MILITARI. Fra le parti civili è stato ammesso al processo e anche al risarcimento il Partito dei diritti dei militari, coordinato da Luca Marco Comellini. «È stata riconosciuta la responsabilità penale – afferma Comellini – è stata riconosciuta la colpevolezza dei vertici». L’avvocato del Pdm, Giulio Murano, aggiunge: «È stato accolto il quadro probatorio. Il concetto di lavoro marinaresco, tale da dover essere distinto dal lavoro in quota, è stato travolto dall’assenza di protezioni a tutela della sicurezza del lavoro del personale addetto alla salita “a riva”, che avveniva all’epoca in condizioni di equilibrismo circense».

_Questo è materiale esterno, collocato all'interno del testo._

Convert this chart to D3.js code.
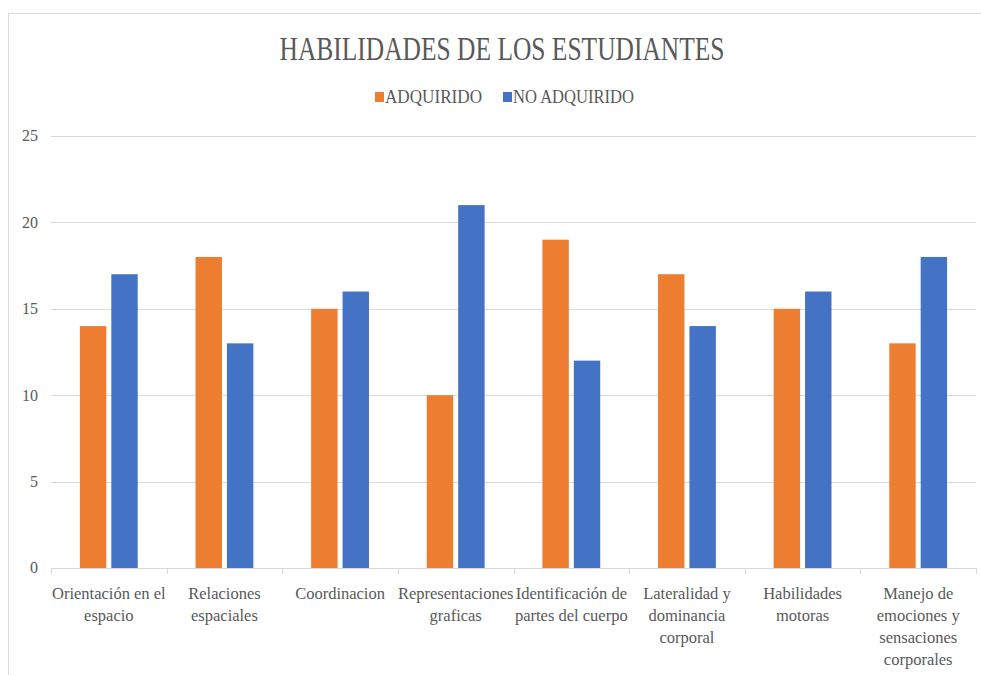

L’accusa ha fatto pesare il dato che i militari del magnifico veliero, dopo la morte di Alessandro, sono stati dotati di sistemi di sicurezza che escludono la possibilità di caduta e che sono stati “comandati” di agganciarsi, obbligatoriamente, durante la salita e la discesa. Prima non era così. Non solo. Se prima esisteva soltanto un breve “indottrinamento”, vale a dire una spiegazione data dai più anziani su come arrampicarsi, dopo la morte di Alessandro Nasta sono stati fatti ai ragazzi dei corsi di formazione, con una parte teorica ed una parte pratica. La “salita a riva”, come viene chiamata la manovra, è stata inquadrata come condizione di “lavoro in quota”. Con precisi obblighi di protezione.